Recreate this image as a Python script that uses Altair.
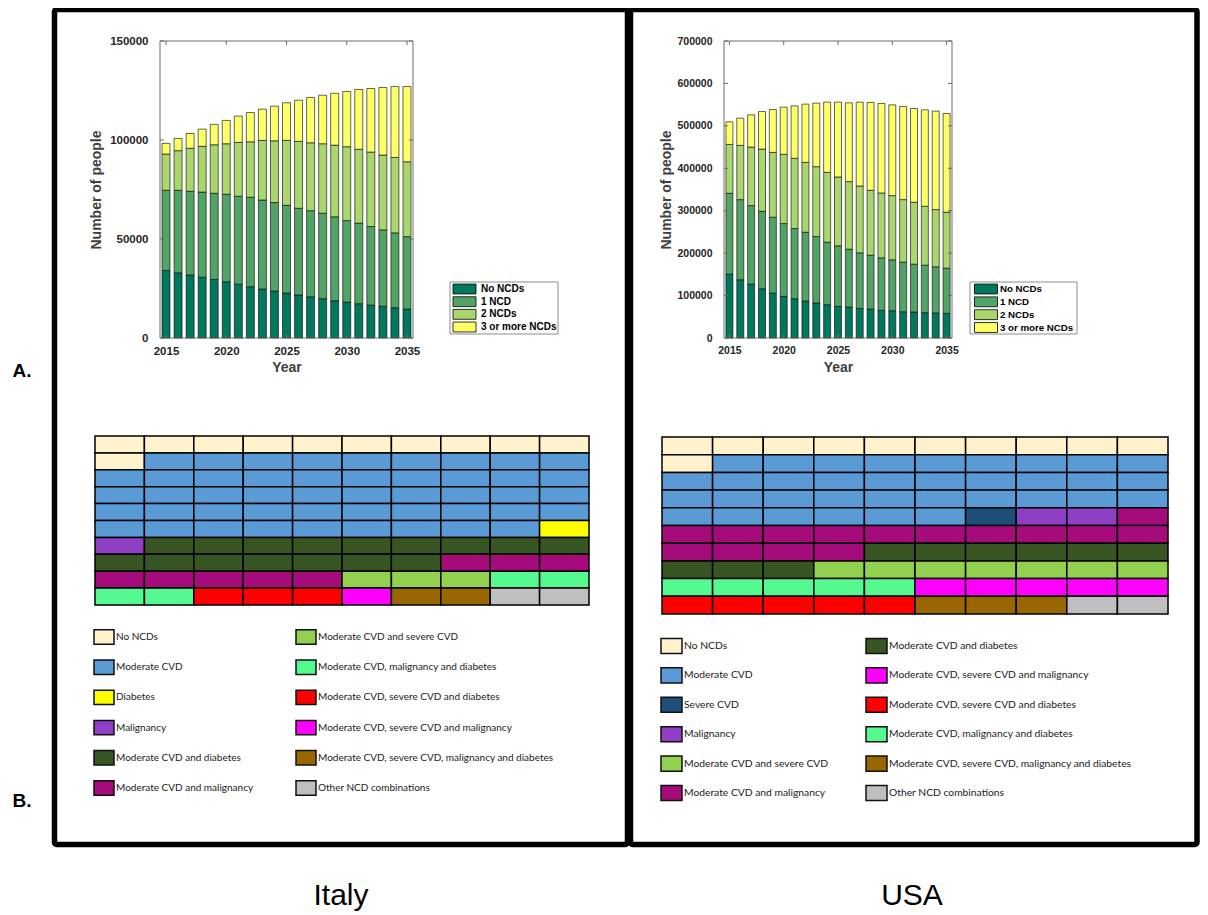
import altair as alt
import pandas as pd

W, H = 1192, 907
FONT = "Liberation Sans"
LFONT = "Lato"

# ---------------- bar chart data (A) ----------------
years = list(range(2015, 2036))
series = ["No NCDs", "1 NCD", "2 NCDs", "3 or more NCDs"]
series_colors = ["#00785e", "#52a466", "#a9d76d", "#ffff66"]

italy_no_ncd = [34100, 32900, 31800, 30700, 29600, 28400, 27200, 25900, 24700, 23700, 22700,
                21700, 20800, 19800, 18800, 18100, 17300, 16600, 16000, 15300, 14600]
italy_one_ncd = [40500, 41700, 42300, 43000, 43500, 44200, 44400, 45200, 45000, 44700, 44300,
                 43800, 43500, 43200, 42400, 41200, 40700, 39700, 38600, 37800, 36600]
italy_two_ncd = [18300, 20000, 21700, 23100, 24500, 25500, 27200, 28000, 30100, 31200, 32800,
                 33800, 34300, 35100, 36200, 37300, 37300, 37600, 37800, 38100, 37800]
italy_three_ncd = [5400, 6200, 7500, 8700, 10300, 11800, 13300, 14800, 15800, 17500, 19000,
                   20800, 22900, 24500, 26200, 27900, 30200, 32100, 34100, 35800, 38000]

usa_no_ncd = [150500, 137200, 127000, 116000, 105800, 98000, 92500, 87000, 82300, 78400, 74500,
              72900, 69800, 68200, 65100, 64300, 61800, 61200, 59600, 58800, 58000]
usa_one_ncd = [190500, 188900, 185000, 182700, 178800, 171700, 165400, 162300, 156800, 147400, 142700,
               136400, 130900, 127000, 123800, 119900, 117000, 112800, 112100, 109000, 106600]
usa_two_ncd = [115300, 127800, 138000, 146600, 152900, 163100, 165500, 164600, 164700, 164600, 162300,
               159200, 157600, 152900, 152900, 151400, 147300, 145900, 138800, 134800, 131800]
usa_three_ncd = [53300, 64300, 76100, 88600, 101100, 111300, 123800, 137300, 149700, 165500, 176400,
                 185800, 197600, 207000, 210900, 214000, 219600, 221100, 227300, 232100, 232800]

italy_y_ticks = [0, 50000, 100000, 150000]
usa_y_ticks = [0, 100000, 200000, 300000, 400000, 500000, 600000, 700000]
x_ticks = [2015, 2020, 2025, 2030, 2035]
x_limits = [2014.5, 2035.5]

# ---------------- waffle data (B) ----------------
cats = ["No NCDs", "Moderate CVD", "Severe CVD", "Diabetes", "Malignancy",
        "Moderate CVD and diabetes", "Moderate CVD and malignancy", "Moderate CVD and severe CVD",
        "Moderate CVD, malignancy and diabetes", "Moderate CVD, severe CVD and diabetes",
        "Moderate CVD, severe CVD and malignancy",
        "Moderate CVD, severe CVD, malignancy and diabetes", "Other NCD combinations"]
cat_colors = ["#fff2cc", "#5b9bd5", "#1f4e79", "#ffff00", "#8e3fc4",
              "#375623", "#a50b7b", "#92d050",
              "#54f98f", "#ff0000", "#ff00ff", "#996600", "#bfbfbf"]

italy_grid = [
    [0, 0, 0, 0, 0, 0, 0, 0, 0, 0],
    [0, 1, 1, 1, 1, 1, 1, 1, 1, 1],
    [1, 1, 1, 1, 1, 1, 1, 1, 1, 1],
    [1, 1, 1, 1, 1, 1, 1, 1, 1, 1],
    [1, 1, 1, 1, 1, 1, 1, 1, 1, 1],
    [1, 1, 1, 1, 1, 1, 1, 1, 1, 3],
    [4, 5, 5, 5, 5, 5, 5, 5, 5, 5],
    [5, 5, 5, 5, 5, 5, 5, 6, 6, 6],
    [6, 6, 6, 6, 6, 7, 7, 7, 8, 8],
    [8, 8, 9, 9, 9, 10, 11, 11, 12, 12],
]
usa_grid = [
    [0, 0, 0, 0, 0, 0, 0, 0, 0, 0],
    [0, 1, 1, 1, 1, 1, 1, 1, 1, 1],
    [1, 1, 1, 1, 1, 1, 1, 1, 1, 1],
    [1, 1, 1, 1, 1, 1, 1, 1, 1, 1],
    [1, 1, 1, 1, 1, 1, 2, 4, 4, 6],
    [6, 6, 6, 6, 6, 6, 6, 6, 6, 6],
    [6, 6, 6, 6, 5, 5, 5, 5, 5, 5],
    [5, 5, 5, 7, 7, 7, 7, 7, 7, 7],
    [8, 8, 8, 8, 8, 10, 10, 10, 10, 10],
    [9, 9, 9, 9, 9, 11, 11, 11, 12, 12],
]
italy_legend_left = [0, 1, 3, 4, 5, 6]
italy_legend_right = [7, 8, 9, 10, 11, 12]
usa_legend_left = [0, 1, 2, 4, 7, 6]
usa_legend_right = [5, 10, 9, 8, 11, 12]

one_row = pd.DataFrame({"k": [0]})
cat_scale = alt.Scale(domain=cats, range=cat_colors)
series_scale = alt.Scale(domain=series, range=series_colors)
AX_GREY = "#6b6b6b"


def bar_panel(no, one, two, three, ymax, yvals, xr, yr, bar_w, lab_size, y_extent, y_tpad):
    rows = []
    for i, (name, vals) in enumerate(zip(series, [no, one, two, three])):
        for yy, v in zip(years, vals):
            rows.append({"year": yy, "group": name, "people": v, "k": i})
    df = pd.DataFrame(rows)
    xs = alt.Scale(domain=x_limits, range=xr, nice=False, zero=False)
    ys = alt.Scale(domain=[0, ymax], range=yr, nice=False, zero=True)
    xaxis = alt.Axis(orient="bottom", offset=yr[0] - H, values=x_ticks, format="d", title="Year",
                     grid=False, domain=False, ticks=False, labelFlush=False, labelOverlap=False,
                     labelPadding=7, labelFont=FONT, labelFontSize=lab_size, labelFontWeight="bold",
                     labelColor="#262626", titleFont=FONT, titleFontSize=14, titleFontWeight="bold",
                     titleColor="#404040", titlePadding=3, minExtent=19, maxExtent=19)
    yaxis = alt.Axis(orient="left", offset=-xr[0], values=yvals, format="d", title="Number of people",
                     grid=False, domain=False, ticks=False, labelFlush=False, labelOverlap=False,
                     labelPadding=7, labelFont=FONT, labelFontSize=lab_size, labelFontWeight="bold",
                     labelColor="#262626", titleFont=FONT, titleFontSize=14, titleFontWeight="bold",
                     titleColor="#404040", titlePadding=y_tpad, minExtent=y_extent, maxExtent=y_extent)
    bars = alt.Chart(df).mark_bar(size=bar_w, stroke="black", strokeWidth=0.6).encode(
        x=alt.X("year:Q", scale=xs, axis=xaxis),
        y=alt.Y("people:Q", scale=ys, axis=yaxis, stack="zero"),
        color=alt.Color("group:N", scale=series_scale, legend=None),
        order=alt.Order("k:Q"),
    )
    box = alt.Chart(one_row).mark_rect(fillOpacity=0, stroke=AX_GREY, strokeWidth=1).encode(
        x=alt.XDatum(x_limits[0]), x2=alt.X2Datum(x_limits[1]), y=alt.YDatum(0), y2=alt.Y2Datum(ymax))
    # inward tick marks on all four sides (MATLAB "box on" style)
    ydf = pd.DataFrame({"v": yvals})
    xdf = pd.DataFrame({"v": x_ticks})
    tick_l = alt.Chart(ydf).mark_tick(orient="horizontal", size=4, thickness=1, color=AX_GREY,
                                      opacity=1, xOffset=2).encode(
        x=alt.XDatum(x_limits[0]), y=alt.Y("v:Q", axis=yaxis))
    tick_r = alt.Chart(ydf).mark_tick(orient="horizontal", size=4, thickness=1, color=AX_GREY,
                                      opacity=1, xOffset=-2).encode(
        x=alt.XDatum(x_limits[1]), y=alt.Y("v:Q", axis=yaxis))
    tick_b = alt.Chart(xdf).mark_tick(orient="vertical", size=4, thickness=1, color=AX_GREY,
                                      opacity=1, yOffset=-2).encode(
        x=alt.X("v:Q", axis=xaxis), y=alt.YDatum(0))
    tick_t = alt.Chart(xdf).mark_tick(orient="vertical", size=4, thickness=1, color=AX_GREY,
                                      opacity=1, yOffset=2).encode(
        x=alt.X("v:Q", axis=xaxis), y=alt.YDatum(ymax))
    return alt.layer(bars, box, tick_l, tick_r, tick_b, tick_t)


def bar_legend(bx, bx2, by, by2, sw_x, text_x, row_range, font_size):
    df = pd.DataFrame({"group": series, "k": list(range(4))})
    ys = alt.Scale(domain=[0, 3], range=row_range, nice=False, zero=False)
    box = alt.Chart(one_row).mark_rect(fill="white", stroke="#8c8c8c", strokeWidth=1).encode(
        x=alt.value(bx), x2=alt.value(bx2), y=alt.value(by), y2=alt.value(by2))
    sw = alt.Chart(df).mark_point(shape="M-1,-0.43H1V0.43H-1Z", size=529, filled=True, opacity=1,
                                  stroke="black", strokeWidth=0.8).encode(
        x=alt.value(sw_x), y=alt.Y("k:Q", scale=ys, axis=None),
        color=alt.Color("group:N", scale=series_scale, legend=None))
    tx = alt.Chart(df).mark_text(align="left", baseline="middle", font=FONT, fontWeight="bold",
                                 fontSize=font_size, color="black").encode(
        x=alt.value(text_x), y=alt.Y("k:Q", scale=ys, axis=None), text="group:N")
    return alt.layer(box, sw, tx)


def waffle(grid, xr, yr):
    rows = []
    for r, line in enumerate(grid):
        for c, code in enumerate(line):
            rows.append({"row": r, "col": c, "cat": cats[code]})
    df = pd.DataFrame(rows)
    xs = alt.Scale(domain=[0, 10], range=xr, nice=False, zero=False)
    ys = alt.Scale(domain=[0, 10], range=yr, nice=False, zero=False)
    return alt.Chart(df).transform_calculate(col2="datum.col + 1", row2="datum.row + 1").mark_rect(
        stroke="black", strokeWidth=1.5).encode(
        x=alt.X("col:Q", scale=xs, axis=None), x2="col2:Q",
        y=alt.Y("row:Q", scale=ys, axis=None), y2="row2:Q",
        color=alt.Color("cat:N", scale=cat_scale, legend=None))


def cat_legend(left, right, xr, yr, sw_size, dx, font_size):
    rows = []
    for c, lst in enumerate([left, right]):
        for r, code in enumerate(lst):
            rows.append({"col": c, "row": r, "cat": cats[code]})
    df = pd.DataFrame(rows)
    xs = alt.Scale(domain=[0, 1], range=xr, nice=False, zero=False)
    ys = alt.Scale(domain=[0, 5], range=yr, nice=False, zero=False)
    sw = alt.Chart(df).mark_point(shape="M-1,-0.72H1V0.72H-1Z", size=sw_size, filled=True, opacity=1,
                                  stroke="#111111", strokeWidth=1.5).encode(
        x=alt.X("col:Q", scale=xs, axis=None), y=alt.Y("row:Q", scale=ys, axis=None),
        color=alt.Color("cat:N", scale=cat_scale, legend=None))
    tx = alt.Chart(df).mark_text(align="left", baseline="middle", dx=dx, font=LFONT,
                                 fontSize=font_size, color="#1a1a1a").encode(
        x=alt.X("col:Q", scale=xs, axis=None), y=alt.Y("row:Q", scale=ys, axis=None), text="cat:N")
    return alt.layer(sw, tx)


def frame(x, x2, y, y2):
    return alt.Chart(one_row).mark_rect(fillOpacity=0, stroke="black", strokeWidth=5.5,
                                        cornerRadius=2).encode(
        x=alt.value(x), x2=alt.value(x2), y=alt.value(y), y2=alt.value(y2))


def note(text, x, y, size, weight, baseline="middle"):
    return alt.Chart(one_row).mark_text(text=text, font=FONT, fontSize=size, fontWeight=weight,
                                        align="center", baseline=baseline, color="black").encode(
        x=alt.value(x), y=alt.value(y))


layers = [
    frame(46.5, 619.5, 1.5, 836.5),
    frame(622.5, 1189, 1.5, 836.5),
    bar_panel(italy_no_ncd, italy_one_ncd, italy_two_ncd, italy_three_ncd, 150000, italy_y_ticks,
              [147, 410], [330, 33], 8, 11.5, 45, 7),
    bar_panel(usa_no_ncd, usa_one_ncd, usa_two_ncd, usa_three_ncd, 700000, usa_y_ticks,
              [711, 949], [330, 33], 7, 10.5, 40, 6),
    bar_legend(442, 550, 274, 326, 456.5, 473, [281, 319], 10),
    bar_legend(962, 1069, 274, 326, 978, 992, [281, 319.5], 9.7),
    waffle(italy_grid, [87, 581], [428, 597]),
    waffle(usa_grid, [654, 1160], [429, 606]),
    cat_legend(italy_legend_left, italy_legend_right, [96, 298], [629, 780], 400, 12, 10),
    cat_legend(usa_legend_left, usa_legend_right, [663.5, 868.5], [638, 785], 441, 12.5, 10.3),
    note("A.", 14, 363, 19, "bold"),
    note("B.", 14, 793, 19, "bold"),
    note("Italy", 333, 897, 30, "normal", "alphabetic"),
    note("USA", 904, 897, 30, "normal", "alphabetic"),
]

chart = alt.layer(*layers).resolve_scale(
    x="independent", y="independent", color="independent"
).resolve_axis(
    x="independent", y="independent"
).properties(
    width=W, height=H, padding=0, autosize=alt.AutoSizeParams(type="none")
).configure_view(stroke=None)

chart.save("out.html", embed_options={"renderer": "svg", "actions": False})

***

Leave out any pictures and return exactly the lines from the beginning of the data through the line with "x_limits = [2014.5, 2035.5]", inclusive.

* [THE SOLUTION]
Recreate this image as a Python script that uses Altair.
import altair as alt
import pandas as pd

W, H = 1192, 907
FONT = "Liberation Sans"
LFONT = "Lato"

# ---------------- bar chart data (A) ----------------
years = list(range(2015, 2036))
series = ["No NCDs", "1 NCD", "2 NCDs", "3 or more NCDs"]
series_colors = ["#00785e", "#52a466", "#a9d76d", "#ffff66"]

italy_no_ncd = [34100, 32900, 31800, 30700, 29600, 28400, 27200, 25900, 24700, 23700, 22700,
                21700, 20800, 19800, 18800, 18100, 17300, 16600, 16000, 15300, 14600]
italy_one_ncd = [40500, 41700, 42300, 43000, 43500, 44200, 44400, 45200, 45000, 44700, 44300,
                 43800, 43500, 43200, 42400, 41200, 40700, 39700, 38600, 37800, 36600]
italy_two_ncd = [18300, 20000, 21700, 23100, 24500, 25500, 27200, 28000, 30100, 31200, 32800,
                 33800, 34300, 35100, 36200, 37300, 37300, 37600, 37800, 38100, 37800]
italy_three_ncd = [5400, 6200, 7500, 8700, 10300, 11800, 13300, 14800, 15800, 17500, 19000,
                   20800, 22900, 24500, 26200, 27900, 30200, 32100, 34100, 35800, 38000]

usa_no_ncd = [150500, 137200, 127000, 116000, 105800, 98000, 92500, 87000, 82300, 78400, 74500,
              72900, 69800, 68200, 65100, 64300, 61800, 61200, 59600, 58800, 58000]
usa_one_ncd = [190500, 188900, 185000, 182700, 178800, 171700, 165400, 162300, 156800, 147400, 142700,
               136400, 130900, 127000, 123800, 119900, 117000, 112800, 112100, 109000, 106600]
usa_two_ncd = [115300, 127800, 138000, 146600, 152900, 163100, 165500, 164600, 164700, 164600, 162300,
               159200, 157600, 152900, 152900, 151400, 147300, 145900, 138800, 134800, 131800]
usa_three_ncd = [53300, 64300, 76100, 88600, 101100, 111300, 123800, 137300, 149700, 165500, 176400,
                 185800, 197600, 207000, 210900, 214000, 219600, 221100, 227300, 232100, 232800]

italy_y_ticks = [0, 50000, 100000, 150000]
usa_y_ticks = [0, 100000, 200000, 300000, 400000, 500000, 600000, 700000]
x_ticks = [2015, 2020, 2025, 2030, 2035]
x_limits = [2014.5, 2035.5]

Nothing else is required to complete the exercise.